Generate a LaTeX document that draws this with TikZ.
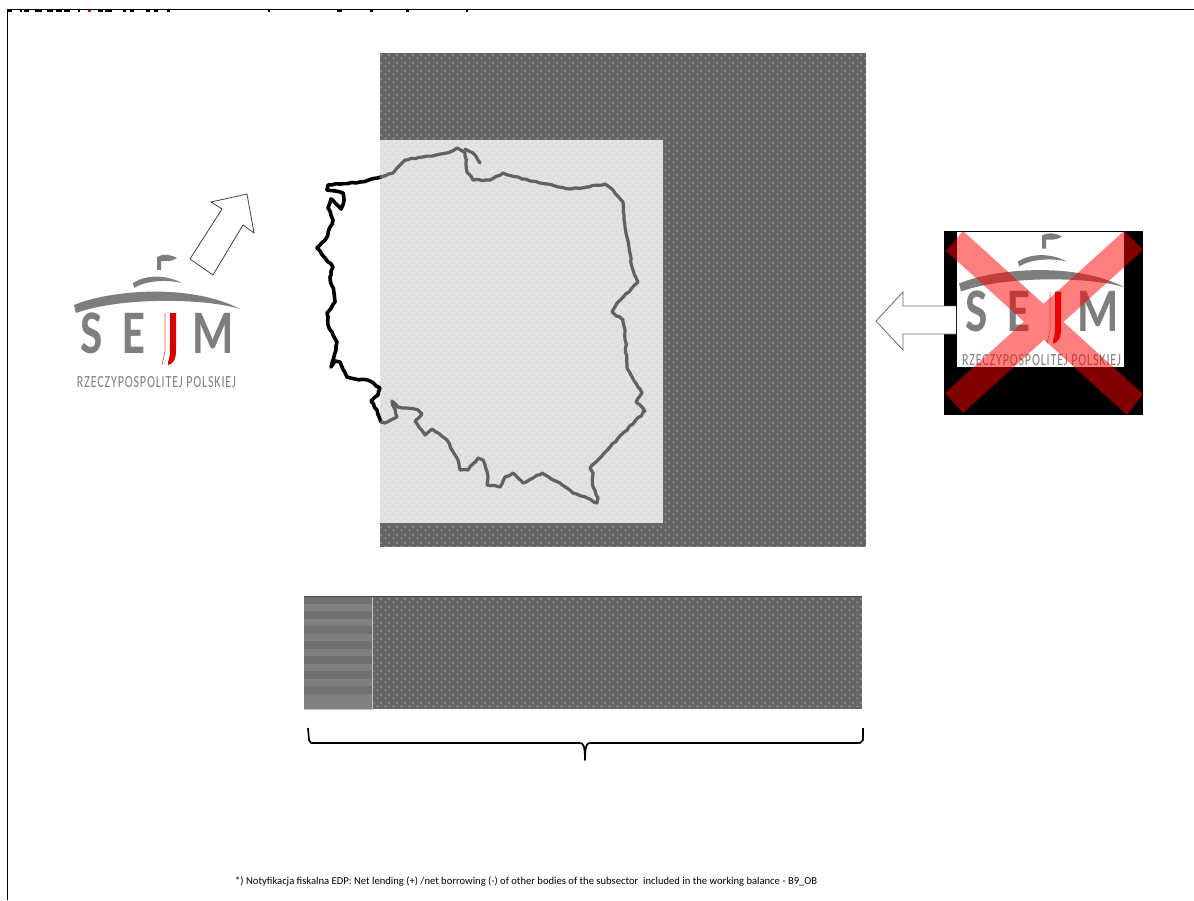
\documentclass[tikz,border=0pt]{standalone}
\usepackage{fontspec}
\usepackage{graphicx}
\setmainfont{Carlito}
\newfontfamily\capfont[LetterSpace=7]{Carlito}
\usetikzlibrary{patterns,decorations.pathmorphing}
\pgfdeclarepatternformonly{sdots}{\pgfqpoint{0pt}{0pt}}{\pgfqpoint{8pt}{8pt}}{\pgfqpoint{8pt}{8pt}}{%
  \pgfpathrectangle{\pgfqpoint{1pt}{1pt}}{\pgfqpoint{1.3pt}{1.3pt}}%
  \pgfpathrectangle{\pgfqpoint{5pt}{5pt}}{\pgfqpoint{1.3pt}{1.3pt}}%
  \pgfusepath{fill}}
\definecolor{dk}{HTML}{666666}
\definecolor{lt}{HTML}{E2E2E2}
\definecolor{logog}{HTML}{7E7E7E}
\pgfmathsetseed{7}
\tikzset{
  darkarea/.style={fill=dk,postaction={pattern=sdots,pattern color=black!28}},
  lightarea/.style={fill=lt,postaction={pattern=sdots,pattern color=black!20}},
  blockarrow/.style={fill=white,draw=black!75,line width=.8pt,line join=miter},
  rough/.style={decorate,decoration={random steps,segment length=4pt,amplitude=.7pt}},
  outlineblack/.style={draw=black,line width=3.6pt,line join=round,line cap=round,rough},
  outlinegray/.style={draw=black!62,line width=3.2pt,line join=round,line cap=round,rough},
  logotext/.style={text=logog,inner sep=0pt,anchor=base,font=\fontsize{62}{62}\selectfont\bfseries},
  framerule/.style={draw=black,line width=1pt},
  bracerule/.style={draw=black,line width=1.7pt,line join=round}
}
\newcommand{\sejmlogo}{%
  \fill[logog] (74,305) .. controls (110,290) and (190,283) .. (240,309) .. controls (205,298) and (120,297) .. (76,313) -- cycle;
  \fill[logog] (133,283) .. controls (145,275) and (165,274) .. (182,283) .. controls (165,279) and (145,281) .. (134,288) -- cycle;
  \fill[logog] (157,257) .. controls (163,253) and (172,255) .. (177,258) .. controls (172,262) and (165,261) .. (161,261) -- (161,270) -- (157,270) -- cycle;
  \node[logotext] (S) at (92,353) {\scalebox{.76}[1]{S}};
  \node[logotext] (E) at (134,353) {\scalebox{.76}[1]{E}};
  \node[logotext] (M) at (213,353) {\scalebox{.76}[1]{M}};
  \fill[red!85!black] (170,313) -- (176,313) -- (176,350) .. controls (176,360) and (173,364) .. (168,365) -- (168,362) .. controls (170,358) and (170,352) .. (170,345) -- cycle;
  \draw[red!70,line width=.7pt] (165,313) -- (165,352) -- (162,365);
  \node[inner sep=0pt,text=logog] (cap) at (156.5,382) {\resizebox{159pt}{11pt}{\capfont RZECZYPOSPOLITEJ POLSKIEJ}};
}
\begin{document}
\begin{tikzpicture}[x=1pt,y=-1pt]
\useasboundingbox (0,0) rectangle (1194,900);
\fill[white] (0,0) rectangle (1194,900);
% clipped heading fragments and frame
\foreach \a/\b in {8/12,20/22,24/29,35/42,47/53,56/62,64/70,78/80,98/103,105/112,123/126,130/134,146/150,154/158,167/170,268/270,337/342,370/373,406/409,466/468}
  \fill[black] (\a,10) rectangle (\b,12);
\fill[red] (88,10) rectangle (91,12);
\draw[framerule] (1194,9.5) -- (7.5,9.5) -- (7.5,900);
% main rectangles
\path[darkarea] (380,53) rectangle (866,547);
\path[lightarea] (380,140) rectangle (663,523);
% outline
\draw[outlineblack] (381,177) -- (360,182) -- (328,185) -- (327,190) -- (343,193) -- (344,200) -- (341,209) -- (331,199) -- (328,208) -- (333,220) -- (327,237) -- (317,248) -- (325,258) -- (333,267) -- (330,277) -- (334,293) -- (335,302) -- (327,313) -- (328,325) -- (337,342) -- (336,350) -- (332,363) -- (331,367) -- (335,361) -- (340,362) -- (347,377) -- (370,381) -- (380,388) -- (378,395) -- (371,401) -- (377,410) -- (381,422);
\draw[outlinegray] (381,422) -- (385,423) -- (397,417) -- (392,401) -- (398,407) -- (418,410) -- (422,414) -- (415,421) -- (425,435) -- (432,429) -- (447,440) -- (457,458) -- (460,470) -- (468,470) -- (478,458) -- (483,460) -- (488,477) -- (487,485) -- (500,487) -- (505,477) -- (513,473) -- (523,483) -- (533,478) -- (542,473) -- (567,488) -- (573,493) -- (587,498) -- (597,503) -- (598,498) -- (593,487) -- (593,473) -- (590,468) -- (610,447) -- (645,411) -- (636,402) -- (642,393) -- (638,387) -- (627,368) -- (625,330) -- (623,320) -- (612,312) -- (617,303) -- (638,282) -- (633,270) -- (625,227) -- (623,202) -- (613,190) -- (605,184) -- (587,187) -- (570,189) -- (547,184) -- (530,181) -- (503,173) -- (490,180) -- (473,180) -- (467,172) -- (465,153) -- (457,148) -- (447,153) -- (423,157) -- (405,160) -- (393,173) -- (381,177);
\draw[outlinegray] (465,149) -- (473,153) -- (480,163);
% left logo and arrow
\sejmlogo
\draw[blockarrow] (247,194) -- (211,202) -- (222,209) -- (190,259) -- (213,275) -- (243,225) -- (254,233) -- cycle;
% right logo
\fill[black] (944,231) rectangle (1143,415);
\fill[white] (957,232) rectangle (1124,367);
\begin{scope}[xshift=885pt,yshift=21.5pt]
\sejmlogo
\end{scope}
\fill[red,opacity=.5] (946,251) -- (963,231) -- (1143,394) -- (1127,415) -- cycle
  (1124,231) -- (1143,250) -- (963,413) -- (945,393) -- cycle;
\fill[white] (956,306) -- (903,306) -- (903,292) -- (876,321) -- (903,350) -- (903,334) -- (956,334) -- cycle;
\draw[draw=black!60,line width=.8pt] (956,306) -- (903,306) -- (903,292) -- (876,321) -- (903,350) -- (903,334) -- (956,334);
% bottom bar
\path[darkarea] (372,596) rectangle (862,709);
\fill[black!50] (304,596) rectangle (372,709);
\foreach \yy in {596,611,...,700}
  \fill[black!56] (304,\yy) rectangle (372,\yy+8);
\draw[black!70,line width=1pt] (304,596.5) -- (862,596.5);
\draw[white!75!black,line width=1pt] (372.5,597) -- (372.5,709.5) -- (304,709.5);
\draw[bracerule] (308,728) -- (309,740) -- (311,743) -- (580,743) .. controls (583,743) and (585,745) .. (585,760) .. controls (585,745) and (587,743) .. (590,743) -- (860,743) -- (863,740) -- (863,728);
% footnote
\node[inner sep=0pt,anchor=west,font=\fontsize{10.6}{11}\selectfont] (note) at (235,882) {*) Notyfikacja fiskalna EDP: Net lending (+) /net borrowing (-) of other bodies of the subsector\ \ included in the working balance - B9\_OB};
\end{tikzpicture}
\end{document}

_INSTRUCTIONS FOR THE TASK_
Please transcribe the material above exactly as written. Leave the pictures out.

_TASK RESULT_
Generate a LaTeX document that draws this with TikZ.
\documentclass[tikz,border=0pt]{standalone}
\usepackage{fontspec}
\usepackage{graphicx}
\setmainfont{Carlito}
\newfontfamily\capfont[LetterSpace=7]{Carlito}
\usetikzlibrary{patterns,decorations.pathmorphing}
\pgfdeclarepatternformonly{sdots}{\pgfqpoint{0pt}{0pt}}{\pgfqpoint{8pt}{8pt}}{\pgfqpoint{8pt}{8pt}}{%
  \pgfpathrectangle{\pgfqpoint{1pt}{1pt}}{\pgfqpoint{1.3pt}{1.3pt}}%
  \pgfpathrectangle{\pgfqpoint{5pt}{5pt}}{\pgfqpoint{1.3pt}{1.3pt}}%
  \pgfusepath{fill}}
\definecolor{dk}{HTML}{666666}
\definecolor{lt}{HTML}{E2E2E2}
\definecolor{logog}{HTML}{7E7E7E}
\pgfmathsetseed{7}
\tikzset{
  darkarea/.style={fill=dk,postaction={pattern=sdots,pattern color=black!28}},
  lightarea/.style={fill=lt,postaction={pattern=sdots,pattern color=black!20}},
  blockarrow/.style={fill=white,draw=black!75,line width=.8pt,line join=miter},
  rough/.style={decorate,decoration={random steps,segment length=4pt,amplitude=.7pt}},
  outlineblack/.style={draw=black,line width=3.6pt,line join=round,line cap=round,rough},
  outlinegray/.style={draw=black!62,line width=3.2pt,line join=round,line cap=round,rough},
  logotext/.style={text=logog,inner sep=0pt,anchor=base,font=\fontsize{62}{62}\selectfont\bfseries},
  framerule/.style={draw=black,line width=1pt},
  bracerule/.style={draw=black,line width=1.7pt,line join=round}
}
\newcommand{\sejmlogo}{%
  \fill[logog] (74,305) .. controls (110,290) and (190,283) .. (240,309) .. controls (205,298) and (120,297) .. (76,313) -- cycle;
  \fill[logog] (133,283) .. controls (145,275) and (165,274) .. (182,283) .. controls (165,279) and (145,281) .. (134,288) -- cycle;
  \fill[logog] (157,257) .. controls (163,253) and (172,255) .. (177,258) .. controls (172,262) and (165,261) .. (161,261) -- (161,270) -- (157,270) -- cycle;
  \node[logotext] (S) at (92,353) {\scalebox{.76}[1]{S}};
  \node[logotext] (E) at (134,353) {\scalebox{.76}[1]{E}};
  \node[logotext] (M) at (213,353) {\scalebox{.76}[1]{M}};
  \fill[red!85!black] (170,313) -- (176,313) -- (176,350) .. controls (176,360) and (173,364) .. (168,365) -- (168,362) .. controls (170,358) and (170,352) .. (170,345) -- cycle;
  \draw[red!70,line width=.7pt] (165,313) -- (165,352) -- (162,365);
  \node[inner sep=0pt,text=logog] (cap) at (156.5,382) {\resizebox{159pt}{11pt}{\capfont RZECZYPOSPOLITEJ POLSKIEJ}};
}
\begin{document}
\begin{tikzpicture}[x=1pt,y=-1pt]
\useasboundingbox (0,0) rectangle (1194,900);
\fill[white] (0,0) rectangle (1194,900);
% clipped heading fragments and frame
\foreach \a/\b in {8/12,20/22,24/29,35/42,47/53,56/62,64/70,78/80,98/103,105/112,123/126,130/134,146/150,154/158,167/170,268/270,337/342,370/373,406/409,466/468}
  \fill[black] (\a,10) rectangle (\b,12);
\fill[red] (88,10) rectangle (91,12);
\draw[framerule] (1194,9.5) -- (7.5,9.5) -- (7.5,900);
% main rectangles
\path[darkarea] (380,53) rectangle (866,547);
\path[lightarea] (380,140) rectangle (663,523);
% outline
\draw[outlineblack] (381,177) -- (360,182) -- (328,185) -- (327,190) -- (343,193) -- (344,200) -- (341,209) -- (331,199) -- (328,208) -- (333,220) -- (327,237) -- (317,248) -- (325,258) -- (333,267) -- (330,277) -- (334,293) -- (335,302) -- (327,313) -- (328,325) -- (337,342) -- (336,350) -- (332,363) -- (331,367) -- (335,361) -- (340,362) -- (347,377) -- (370,381) -- (380,388) -- (378,395) -- (371,401) -- (377,410) -- (381,422);
\draw[outlinegray] (381,422) -- (385,423) -- (397,417) -- (392,401) -- (398,407) -- (418,410) -- (422,414) -- (415,421) -- (425,435) -- (432,429) -- (447,440) -- (457,458) -- (460,470) -- (468,470) -- (478,458) -- (483,460) -- (488,477) -- (487,485) -- (500,487) -- (505,477) -- (513,473) -- (523,483) -- (533,478) -- (542,473) -- (567,488) -- (573,493) -- (587,498) -- (597,503) -- (598,498) -- (593,487) -- (593,473) -- (590,468) -- (610,447) -- (645,411) -- (636,402) -- (642,393) -- (638,387) -- (627,368) -- (625,330) -- (623,320) -- (612,312) -- (617,303) -- (638,282) -- (633,270) -- (625,227) -- (623,202) -- (613,190) -- (605,184) -- (587,187) -- (570,189) -- (547,184) -- (530,181) -- (503,173) -- (490,180) -- (473,180) -- (467,172) -- (465,153) -- (457,148) -- (447,153) -- (423,157) -- (405,160) -- (393,173) -- (381,177);
\draw[outlinegray] (465,149) -- (473,153) -- (480,163);
% left logo and arrow
\sejmlogo
\draw[blockarrow] (247,194) -- (211,202) -- (222,209) -- (190,259) -- (213,275) -- (243,225) -- (254,233) -- cycle;
% right logo
\fill[black] (944,231) rectangle (1143,415);
\fill[white] (957,232) rectangle (1124,367);
\begin{scope}[xshift=885pt,yshift=21.5pt]
\sejmlogo
\end{scope}
\fill[red,opacity=.5] (946,251) -- (963,231) -- (1143,394) -- (1127,415) -- cycle
  (1124,231) -- (1143,250) -- (963,413) -- (945,393) -- cycle;
\fill[white] (956,306) -- (903,306) -- (903,292) -- (876,321) -- (903,350) -- (903,334) -- (956,334) -- cycle;
\draw[draw=black!60,line width=.8pt] (956,306) -- (903,306) -- (903,292) -- (876,321) -- (903,350) -- (903,334) -- (956,334);
% bottom bar
\path[darkarea] (372,596) rectangle (862,709);
\fill[black!50] (304,596) rectangle (372,709);
\foreach \yy in {596,611,...,700}
  \fill[black!56] (304,\yy) rectangle (372,\yy+8);
\draw[black!70,line width=1pt] (304,596.5) -- (862,596.5);
\draw[white!75!black,line width=1pt] (372.5,597) -- (372.5,709.5) -- (304,709.5);
\draw[bracerule] (308,728) -- (309,740) -- (311,743) -- (580,743) .. controls (583,743) and (585,745) .. (585,760) .. controls (585,745) and (587,743) .. (590,743) -- (860,743) -- (863,740) -- (863,728);
% footnote
\node[inner sep=0pt,anchor=west,font=\fontsize{10.6}{11}\selectfont] (note) at (235,882) {*) Notyfikacja fiskalna EDP: Net lending (+) /net borrowing (-) of other bodies of the subsector\ \ included in the working balance - B9\_OB};
\end{tikzpicture}
\end{document}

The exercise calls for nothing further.